Just thought I'd share the love from our 3unit Trial; most of it was fine except for the incomprehensible final question. I suspect it involves factorials. To quote

"Use induction, or otherwise, to prove that the sum of the products of all the pairs of different integers that can be formed from the first n positive integers is
n(n-1)(n+1)(3n+2)/24
Enjoy!

 

[David_O]

Hate to fluff it for you, but we got that on our first induction hw sheet.

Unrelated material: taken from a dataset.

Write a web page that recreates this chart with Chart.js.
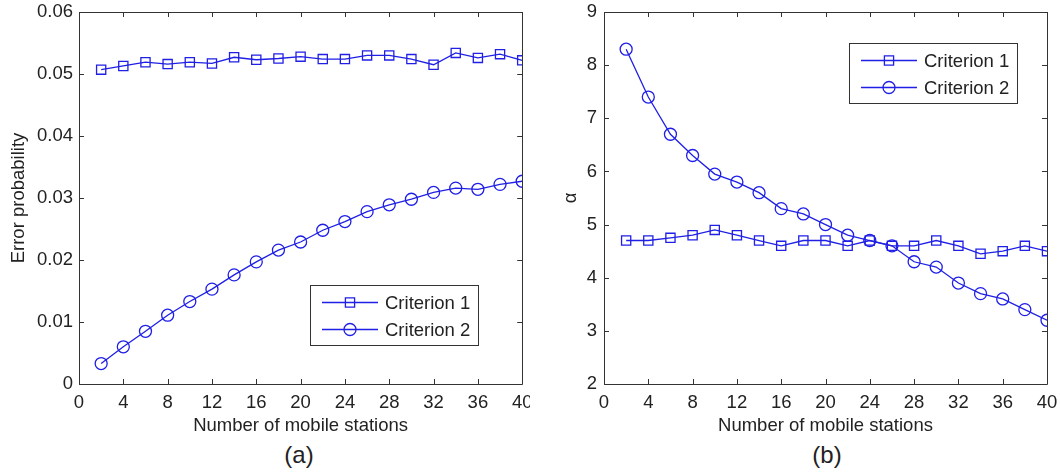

n(n-1)(n+1)(3n+2)/24 + (n+1)(1+2+3...+n) using assumption
= n(n-1)(n+1)(3n+2)/24 + n(n+1)^2/2
= n(n+1)[(n-1)(3n+2) +12(n+1)]/24
= n(n+1)[3n^2 +11n +10]/24
= n(n+1)(n+2)(3n+5)/24, as required.

 

[yrtherenonames]

Well David O, if that is your real name, that information would've been more useful yesterday!!
Jks; it's nice that its easy but i had no friggin idea what it was talking about.

 

[shafqat]

Hope it was easier than last years trials. Everyone screwed that one up.

 

[yrtherenonames]

It was fair, I thought.
Your Trial Question 7 was a biatch; our one had
a)3-D trig
b)A doable binomial proof
c)Mother of a Question
4 Marks each.

 

[withoutaface]

Use telescopic sums:

the question is essentially asking you to find:

(1+2+...+n)² - (n²+...+2²+1</sup>2</sup>)


Find formulae:
Let S = 1+2+...+n
S = n+...+2+1
2S = (n+1)+...+(n+1)+(n+1)=n(n+1)
S = n(n+1)/2
1+2+...+n = n(n+1)/2

1²+2²+...+n²=n(2n+1)(n+1)/6
(Proof for this can be found at http://www.maths.usyd.edu.au/u/UG/JM/MATH1903/r/notes1.pdf, page 8)


:. the answer is:
(n(n+1)/2)²-n(2n+1)(n+1)/6
n²(n²+2n+1)/4 - n(2n²+3n+1)/6
(6n⁴+12n³+6n²-8n³-12n²-4n)/24
(6n⁴+4n³-6n²-4n)/24
2n(3n³+2n²-3n-2)/24
n(n+1)(n-1)(3n+2)/12

I suspect I've made a carrying error somewhere

Without giving you a hint about telescopic sums this seems to be an overly complicated problem for a 3u test though:S

 

[danza108]

if it isnt too much trouble, i wonder if you post up the grammar paper, i always like doing them, damn hard tho

 

[yrtherenonames]

Only the very last question was genuinely hard; I'll try and post it tomorrow.